The Irrawaddy River deserves special mention. It rises somewhere in the heights of Thibet near the headwaters of the Indus and the Ramaputra. It is noteworthy that the three great rivers of Southern Asia rise very near each other and flow to the ocean so far apart. The Irrawaddy breaks through the hills of northern Burma, and descends into the plains, widening and gathering volume till it reaches the sea. It has several navigable river tributaries, of which the Chindwin is chief. Toward the lower end of its course it connects with a network of tidal creeks that unite with its several mouths, one of which is the Rangoon River. This system of internal water-ways makes it possible to traverse all portions of Lower Burma with river steamers of various sizes, from a steam launch to river boats as large and well equipped as those of the Mississippi. The enterprising and prosperous Flotilla Company of Burma has a great fleet of these vessels running on the Irrawaddy and its tributaries, while the many steamers and launches utilize the tidal creeks. This great enterprise has no rival for this river-borne traffic. The amount of business done on the Irrawaddy is enormous. The Salween is navigable for only thirty miles by ocean steamers, and the Sitiang not at all at present, though formerly sailing vessels made ports about its mouth. Steam launches still ply on both these streams and their tributaries. On all these inland waters there are multitudes of native boats, of curious but most serviceable pattern. They never modify these Eastern crafts after any Western design. It is doubtful if modern ships have made much improvement in their water-lines over many Eastern boats, which can be seen in different styles everywhere, from the Red Sea all around the coasts of Southern Asia. They vary greatly in different countries, and have become fixed along certain accepted lines from which they do not depart, but they all seem to be good. Of all Oriental crafts I have seen, none are more picturesque than the Burma river boats.

Paddy-Boat

The mountain areas of Burma affect the country in many ways. They greatly affect the rainfall. Lower Burma receives the full force of the monsoon current as it comes in off the Indian Ocean. The consequence is a heavy rainfall each year, and a regular and bountiful harvest. Lower Burma has never had a famine. The amount of rainfall varies from one hundred to three hundred inches during the rainy season of six months. The western side of the outer range of the hills, exposed to the same current, has even a heavier fall of rain than the low lands bordering on the sea. The coast range of hills rises to a considerable altitude, and as they extend north and south, the southwest rain currents pour out their water in crossing this range, and so have little moisture left to furnish rain in the upper valleys of Burma. While the sea coast round about Rangoon, and the Sitiang and Irrawaddy Valleys, have abundant rains in the lower portions, as you go northward in each valley the rainfall steadily decreases until in portions of Upper Burma there are great areas of land that will seldom give a crop for lack of moisture.
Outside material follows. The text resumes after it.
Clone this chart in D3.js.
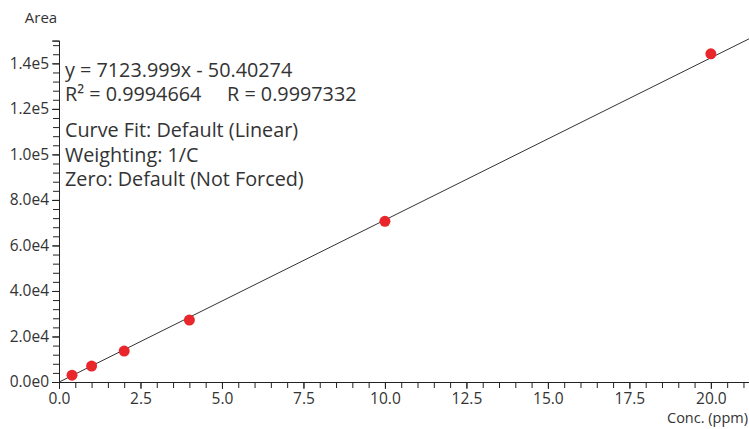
<!DOCTYPE html>
<html lang="en">
<head>
<meta charset="utf-8">
<title>Calibration Curve</title>
<script src="https://cdn.jsdelivr.net/npm/d3@7"></script>
<style>
  body { margin: 0; background: #fff; }
  svg text { font-family: "Open Sans", "Noto Sans", sans-serif; fill: #333; white-space: pre; }
</style>
</head>
<body>
<div id="chart"></div>
<script>
// calibration standards
var conc = [0.4, 1, 2, 4, 10, 20]
var area = [3000, 7000, 13600, 27200, 70600, 144200]
var slope = 7123.999
var intercept = -50.40274
var xTicks = [0, 2.5, 5, 7.5, 10, 12.5, 15, 17.5, 20]
var yTicks = [0, 20000, 40000, 60000, 80000, 100000, 120000, 140000]
var yLabels = ["0.0e0", "2.0e4", "4.0e4", "6.0e4", "8.0e4", "1.0e5", "1.2e5", "1.4e5"]
var notes = ["y = 7123.999x - 50.40274", "R\u00b2 = 0.9994664     R = 0.9997332",
             "Curve Fit: Default (Linear)", "Weighting: 1/C", "Zero: Default (Not Forced)"]

var width = 749, height = 429
var svg = d3.select("#chart").append("svg").attr("width", width).attr("height", height)

var x = d3.scaleLinear().domain([0, 21.17]).range([59, 749])
var y = d3.scaleLinear().domain([0, 150000]).range([382, 40.6])

// minor ticks first
svg.append("g").attr("transform", "translate(0,382)")
  .call(d3.axisBottom(x).tickValues(d3.range(0, 21.1, 0.5)).tickSize(6).tickFormat(""))
svg.append("g").attr("transform", "translate(59,0)")
  .call(d3.axisLeft(y).tickValues(d3.range(0, 150001, 4000)).tickSize(6).tickFormat(""))

var xAxis = svg.append("g").attr("transform", "translate(0,382)")
  .call(d3.axisBottom(x).tickValues(xTicks).tickSize(7).tickPadding(4).tickFormat(d3.format(".1f")))
var yAxis = svg.append("g").attr("transform", "translate(59,0)")
  .call(d3.axisLeft(y).tickValues(yTicks).tickSize(7).tickPadding(3).tickFormat(function(d, i){ return yLabels[i] }))

svg.selectAll(".domain").attr("stroke", "#222")
svg.selectAll(".tick line").attr("stroke", "#222")
svg.selectAll(".tick text").style("font-size", "15.5px").attr("fill", "#333")

// fit line
svg.append("line")
  .attr("x1", x(0)).attr("y1", y(intercept))
  .attr("x2", x(21.17)).attr("y2", y(slope * 21.17 + intercept))
  .attr("stroke", "#333").attr("stroke-width", 1)

svg.selectAll("circle")
  .data(conc)
  .enter()
  .append("circle")
  .attr("cx", function(d){ return x(d) })
  .attr("cy", function(d, i){ return y(area[i]) })
  .attr("r", 5.5)
  .attr("fill", "#e8262b")

svg.append("text").attr("x", 41).attr("y", 23).attr("text-anchor", "middle")
  .style("font-size", "15px").text("Area")
svg.append("text").attr("x", 748).attr("y", 423).attr("text-anchor", "end")
  .style("font-size", "14.5px").text("Conc. (ppm)")

var noteY = [77, 101, 137, 162, 186]
svg.selectAll(".note")
  .data(notes)
  .enter()
  .append("text")
  .attr("class", "note")
  .attr("x", 65)
  .attr("y", function(d, i){ return noteY[i] })
  .style("font-size", "19.8px")
  .text(function(d){ return d })
</script>
</body>
</html>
The soil in this arid region is as fertile as anywhere, and where the great and enlarging canal system of the Government is effective, they can produce enormous harvests. But left to the uncertain rainfall, there would be only failure of crops and famine. Happily this condition does not extend over the most thickly-populated portion of Burma.

In another respect the hill portion of Burma is important. Compared with the plains or plateaus of the country, there is a relatively smaller portion of the province of low elevations than that of India proper. The greatest level area is bordering on the sea, and is in consequence much modified by the sea breezes, and the heat is never very intense for a tropical country. But a large portion of the province, which is not cooled by the breeze from the sea, has also a moderate heat for the tropics. I attribute this condition of modified temperature to the fact that we have no large plains or plateaus. Unlike India, where the area that becomes superheated is immense, in Burma the area of low land is small, and therefore is continually modified by the cooler air from the large adjacent mountain tracts. This, it seems to me, accounts for the fact that all the seacoast of Burma is so much cooler than the same kind of elevation of Bengal. They both alike share the sea breeze for a certain distance; but Bengal has hundreds of miles of low plain unbroken by high hills, while Burma’s hills approach near the sea. This gives Burma a relatively moderate temperature, though so far down in the tropics. All the valleys of the tropical world are fertile. But a word should be said about the fertility of the mountain tracts of Burma. Nearly all of these hills and mountains that I have seen are covered with a dense growth of forest. The Indian hills are not so. Many of the latter are entirely barren of trees, and where there is any chance at all they are cultivated in terraces. But the virgin forests of Burma stretch hundreds of miles over hills and mountains. Here and there are villagers, it is true, mostly Karens, in Lower Burma, who cultivate only small areas; but only one year in a place, making a new clearing each year to avoid the work of digging or plowing, and then they let the last year’s clearing grow up to forest again, which it quickly does.